▶ _Given request_: Identify every line in the records below that contains the word "this", and copy each of those lines.

Source code of charts:
* Start *
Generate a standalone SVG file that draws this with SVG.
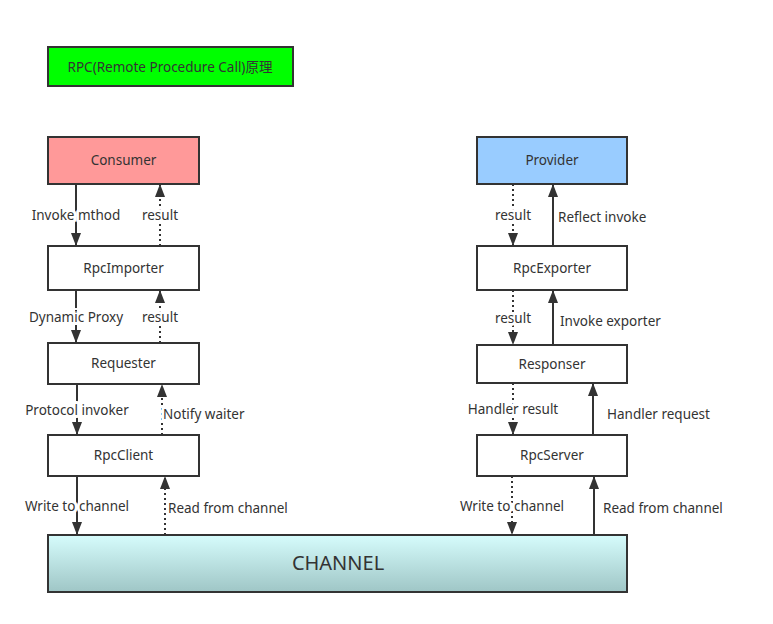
<svg xmlns="http://www.w3.org/2000/svg" width="773" height="624" viewBox="0 0 773 624">
<defs>
<linearGradient id="chg" x1="0" y1="0" x2="0" y2="1">
<stop offset="0" stop-color="#D6FCFC"/>
<stop offset="1" stop-color="#9FC6C6"/>
</linearGradient>
<marker id="ah" viewBox="0 0 13 10" refX="13" refY="5" markerWidth="13" markerHeight="10" markerUnits="userSpaceOnUse" orient="auto">
<path d="M0,0 L13,5 L0,10 Z" fill="#333"/>
</marker>
</defs>
<style>
.box{stroke:#333;stroke-width:2}
.t{font-family:"Microsoft YaHei","Noto Sans","Liberation Sans","Noto Sans CJK SC",sans-serif;font-size:13.5px;fill:#333}
.lbl{font-family:"Microsoft YaHei","Noto Sans","Liberation Sans",sans-serif;font-size:13.5px;fill:#333;stroke:#fff;stroke-width:6px;paint-order:stroke;stroke-linejoin:round}
.c{text-anchor:middle}
.ln{fill:none;stroke:#333;stroke-width:2;marker-end:url(#ah)}
.dt{stroke-dasharray:2 3}
</style>
<rect width="773" height="624" fill="#fff"/>

<g id="title">
<rect class="box" x="48" y="47" width="245" height="39" fill="#00FF00"/>
<text class="t c" x="170" y="71.5">RPC(Remote Procedure Call)原理</text>
</g>

<g id="consumer">
<rect class="box" x="48" y="137" width="151" height="47" fill="#FF9999"/>
<text class="t c" x="123.5" y="165">Consumer</text>
</g>
<g id="rpcimporter">
<rect class="box" x="48" y="246" width="151" height="44" fill="#fff"/>
<text class="t c" x="123.5" y="272.5">RpcImporter</text>
</g>
<g id="requester">
<rect class="box" x="48" y="343" width="151" height="41" fill="#fff"/>
<text class="t c" x="123.5" y="368">Requester</text>
</g>
<g id="rpcclient">
<rect class="box" x="48" y="435" width="151" height="41" fill="#fff"/>
<text class="t c" x="123.5" y="460">RpcClient</text>
</g>

<g id="provider">
<rect class="box" x="477" y="137" width="150" height="47" fill="#99CCFF"/>
<text class="t c" x="552" y="165">Provider</text>
</g>
<g id="rpcexporter">
<rect class="box" x="477" y="246" width="150" height="44" fill="#fff"/>
<text class="t c" x="552" y="272.5">RpcExporter</text>
</g>
<g id="responser">
<rect class="box" x="477" y="345" width="150" height="38" fill="#fff"/>
<text class="t c" x="552" y="368.5">Responser</text>
</g>
<g id="rpcserver">
<rect class="box" x="477" y="435" width="150" height="41" fill="#fff"/>
<text class="t c" x="552" y="460">RpcServer</text>
</g>

<g id="channel">
<rect class="box" x="48" y="535" width="579" height="57" fill="url(#chg)"/>
<text x="338" y="570" text-anchor="middle" font-family="Microsoft YaHei,'Noto Sans','Liberation Sans',sans-serif" font-size="20" fill="#333">CHANNEL</text>
</g>

<g id="connectors">
<path class="ln" d="M76,184 V246"/>
<path class="ln dt" d="M160,246 V184"/>
<path class="ln" d="M76,290 V343"/>
<path class="ln dt" d="M160,343 V290"/>
<path class="ln" d="M77,384 V435"/>
<path class="ln dt" d="M162,435 V384"/>
<path class="ln" d="M77,476 V535"/>
<path class="ln dt" d="M165,535 V476"/>

<path class="ln dt" d="M513,184 V246"/>
<path class="ln" d="M553,246 V184"/>
<path class="ln dt" d="M513,290 V345"/>
<path class="ln" d="M553,345 V290"/>
<path class="ln dt" d="M513,383 V435"/>
<path class="ln" d="M593,435 V383"/>
<path class="ln dt" d="M512,476 V535"/>
<path class="ln" d="M594,535 V476"/>

<text class="lbl c" x="76" y="219.5">Invoke mthod</text>
<text class="lbl c" x="160" y="219.5">result</text>
<text class="lbl c" x="76" y="321.5">Dynamic Proxy</text>
<text class="lbl c" x="160" y="321.5">result</text>
<text class="lbl c" x="77" y="414.5">Protocol invoker</text>
<text class="lbl" x="163" y="418.5">Notify waiter</text>
<text class="lbl c" x="77" y="510.5">Write to channel</text>
<text class="lbl" x="168" y="512.5">Read from channel</text>

<text class="lbl c" x="513" y="219.5">result</text>
<text class="lbl" x="558" y="221.5">Reflect invoke</text>
<text class="lbl c" x="513" y="322.5">result</text>
<text class="lbl" x="560" y="325.5">Invoke exporter</text>
<text class="lbl c" x="513" y="413.5">Handler result</text>
<text class="lbl" x="607" y="418.5">Handler request</text>
<text class="lbl c" x="512" y="510.5">Write to channel</text>
<text class="lbl" x="603" y="512.5">Read from channel</text>
</g>
</svg>
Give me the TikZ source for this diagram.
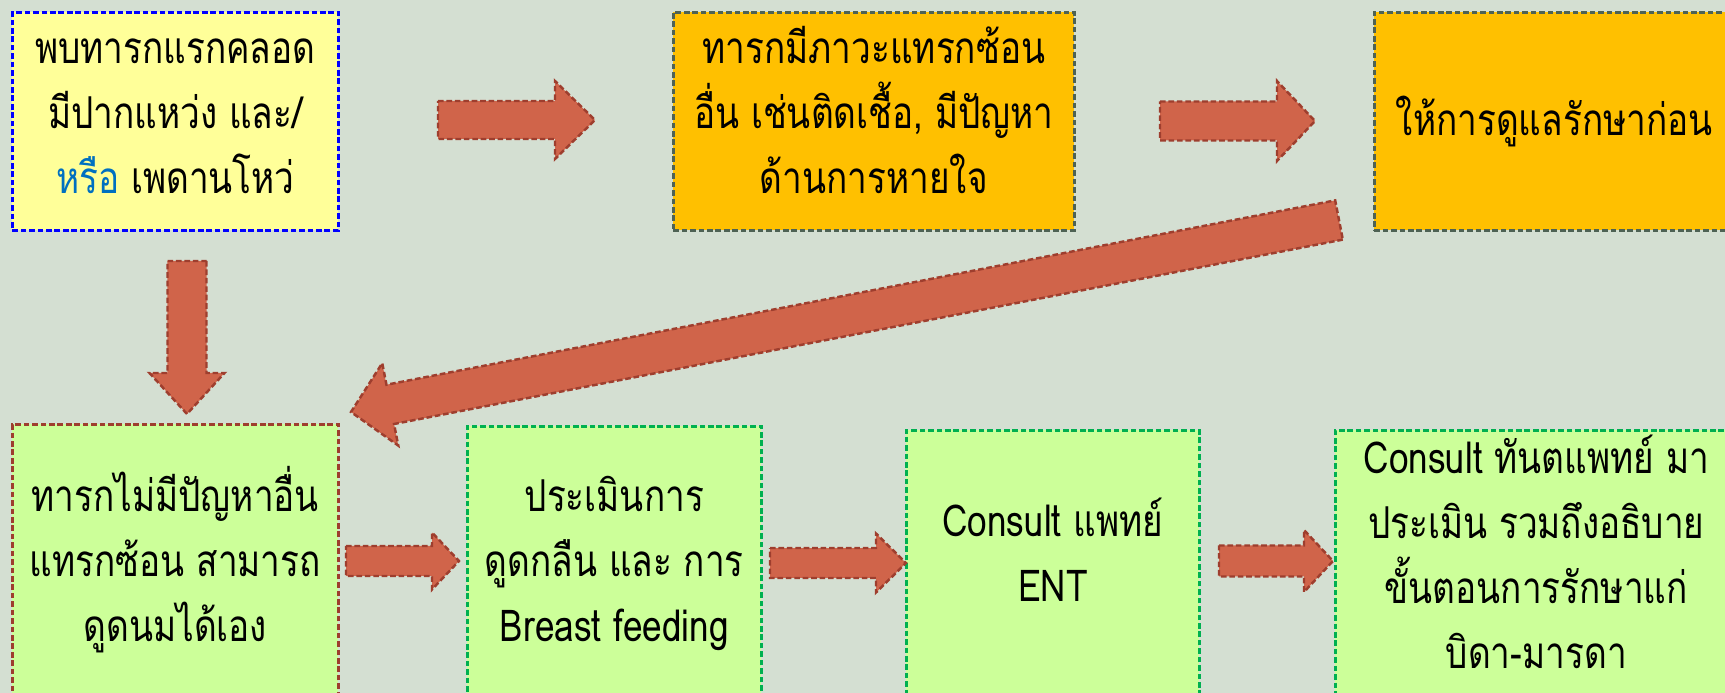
\documentclass[tikz,border=0pt]{standalone}
\usepackage{fontspec}
\setmainfont[Script=Thai, FakeStretch=0.8]{Loma}
\usetikzlibrary{calc}

\definecolor{bgcol}{RGB}{212,223,210}
\definecolor{paleyellow}{RGB}{255,255,153}
\definecolor{amber}{RGB}{255,192,0}
\definecolor{palegreen}{RGB}{204,255,153}
\definecolor{arrowfill}{RGB}{208,100,74}
\definecolor{arrowline}{RGB}{158,62,46}
\definecolor{greenline}{RGB}{0,176,80}
\definecolor{greyline}{RGB}{78,98,84}
\definecolor{orblue}{RGB}{0,112,192}

% block arrow from #1 to #2, half body #3, half head #4, head length #5
\newcommand{\blockarrow}[5]{%
  \coordinate (#2-base) at ($(#2)!#5!(#1)$);
  \draw[flowarrow] ($(#1)!#3!90:(#2)$) -- ($(#2-base)!#3!-90:(#1)$)
    -- ($(#2-base)!#4!-90:(#1)$) -- (#2) -- ($(#2-base)!#4!90:(#1)$)
    -- ($(#2-base)!#3!90:(#1)$) -- ($(#1)!#3!-90:(#2)$) -- cycle;
}

\begin{document}
\begin{tikzpicture}[x=1cm, y=-1cm,
  box/.style={rectangle, draw, line width=0.75pt, dash pattern=on 1.6pt off 0.8pt,
    anchor=north west, inner sep=0pt, align=center,
    font=\fontsize{12.5}{18.5}\selectfont},
  flowarrow/.style={fill=arrowfill, draw=arrowline, line width=0.7pt,
    dash pattern=on 1.6pt off 0.8pt, line join=miter}]
  % Background
  \useasboundingbox (0,0) rectangle (17.25,6.93);
  \clip (0,0) rectangle (17.25,6.93);
  \fill[bgcol] (0,0) rectangle (17.25,6.93);

  % Top row
  \node[box, fill=paleyellow, draw=blue, minimum width=3.26cm, minimum height=2.18cm,
    text depth=0.11cm]
    (found) at (0.11,0.11) {พบทารกแรกคลอด\\มีปากแหว่ง และ/\\{\color{orblue}หรือ} เพดานโหว่};
  \node[box, fill=amber, draw=greyline, minimum width=4.01cm, minimum height=2.18cm,
    text depth=0.23cm]
    (complic) at (6.72,0.11) {ทารกมีภาวะแทรกซ้อน\\อื่น เช่นติดเชื้อ, มีปัญหา\\ด้านการหายใจ};
  \node[box, fill=amber, draw=greyline, minimum width=3.60cm, minimum height=2.18cm]
    (treat) at (13.73,0.11) {ให้การดูแลรักษาก่อน};

  % Bottom row
  \node[box, fill=palegreen, draw=arrowline, minimum width=3.26cm, minimum height=2.76cm,
    text depth=0.17cm]
    (noprob) at (0.11,4.23) {ทารกไม่มีปัญหาอื่น\\แทรกซ้อน สามารถ\\ดูดนมได้เอง};
  \node[box, fill=palegreen, draw=greenline, minimum width=2.94cm, minimum height=2.74cm]
    (assess) at (4.66,4.25) {ประเมินการ\\ดูดกลืน และ การ\\Breast feeding};
  \node[box, fill=palegreen, draw=greenline, minimum width=2.93cm, minimum height=2.68cm,
    text depth=0.29cm]
    (ent) at (9.05,4.29) {Consult แพทย์\\ENT};
  \node[box, fill=palegreen, draw=greenline, minimum width=4.02cm, minimum height=2.68cm,
    text depth=0.25cm]
    (dent) at (13.34,4.29) {Consult ทันตแพทย์ มา\\ประเมิน รวมถึงอธิบาย\\ขั้นตอนการรักษาแก่\\บิดา-มารดา};

  % Arrow ends
  \coordinate (a1s) at (4.38,1.20);  \coordinate (a1e) at (5.95,1.20);
  \coordinate (a2s) at (11.60,1.21); \coordinate (a2e) at (13.15,1.21);
  \coordinate (a3s) at (13.39,2.20); \coordinate (a3e) at (3.51,4.12);
  \coordinate (a4s) at (1.87,2.61);  \coordinate (a4e) at (1.87,4.14);
  \coordinate (a5s) at (3.46,5.61);  \coordinate (a5e) at (4.59,5.61);
  \coordinate (a6s) at (7.70,5.63);  \coordinate (a6e) at (9.06,5.63);
  \coordinate (a7s) at (12.19,5.61); \coordinate (a7e) at (13.33,5.61);

  % Arrows
  \blockarrow{a1s}{a1e}{0.19cm}{0.39cm}{0.40cm}
  \blockarrow{a2s}{a2e}{0.195cm}{0.40cm}{0.38cm}
  \blockarrow{a3s}{a3e}{0.20cm}{0.42cm}{0.40cm}
  \blockarrow{a4s}{a4e}{0.195cm}{0.375cm}{0.41cm}
  \blockarrow{a5s}{a5e}{0.15cm}{0.285cm}{0.27cm}
  \blockarrow{a6s}{a6e}{0.15cm}{0.295cm}{0.30cm}
  \blockarrow{a7s}{a7e}{0.155cm}{0.31cm}{0.29cm}
\end{tikzpicture}
\end{document}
* End *
▶ _Complete output_:
Generate a standalone SVG file that draws this with SVG.
Give me the TikZ source for this diagram.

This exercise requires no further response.